On January 1, 1999, the Company entered into three separate employment
agreements with its Chief Executive Officer, Chief Operating Officer
and Executive Vice President. The employment agreements are for an
initial one-year term with renewable (5) five one-year terms based on
a majority vote of the Board of Directors. Each officer is entitled to
an annual salary of $120,000 with annual increases based on The
Consumer Price Index, along with a cash bonus of 1% of the annual net
profits of the Company. The foregoing options are intended to qualify
as incentive stock options. Each agreement includes benefits such as
disability and health insurance coverage, automobile and expense
allowances, travel and entertainment allowances, and options to
purchase 500,000 shares of the Company's common stock at $1.45 per
share within five years from the effective date of the agreements.

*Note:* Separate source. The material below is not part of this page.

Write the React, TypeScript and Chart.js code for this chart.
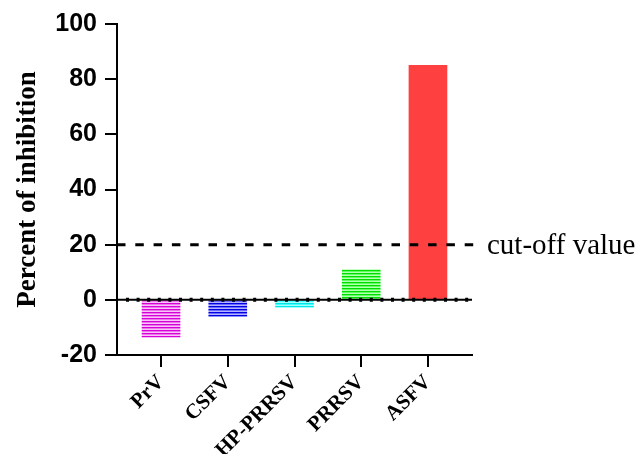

Lastly, pursuant to the agreements, all three officers have agreed to
defer the first six months of their salary, which will be paid at a
later date. Accordingly, as of September 30, 1999, the Company has
accrued $270,000 of salary and paid $ 0.
F-19
<PAGE>
ACCIDENT PREVENTION PLUS, INC. AND SUBSIDIARIES
NOTES TO THE CONSOLIDATED FINANCIAL STATEMENTS
FOR THE THREE AND NINE MONTHS ENDED SEPTEMBER 30, 1999 AND 1998
(UNAUDITED)
NOTE 11 -- RELATED PARTY TRANSACTIONS (cont'd)
d) Notes Payable
-------------
i) Officer
-------
During June 1996, the LLC borrowed $50,000 from its president at
an interest rate of 8% for a term of 180 days pursuant to a
promissory and demand note. As of September 30, 1999, such note
remains unpaid as a result of the LLC receiving a waiver of
repayment until December 31, 1999. The LLC has continued to
accrue interest on the note at the rate of 8% per annum through
September 30, 1999. As of September 30, 1999 and December 31,
1998, accrued interest on such note amounted to $13,000 and
$10,000, respectively.
ii) Director
--------
During August and December 1997, the LLC borrowed $16,500 and
$17,000, respectively, from a director of the Company without
interest, payable ninety days from date of borrowing. As of
September 30, 1999, such note remains unpaid as a result of the
LLC receiving a waiver of repayment until December 31, 1999.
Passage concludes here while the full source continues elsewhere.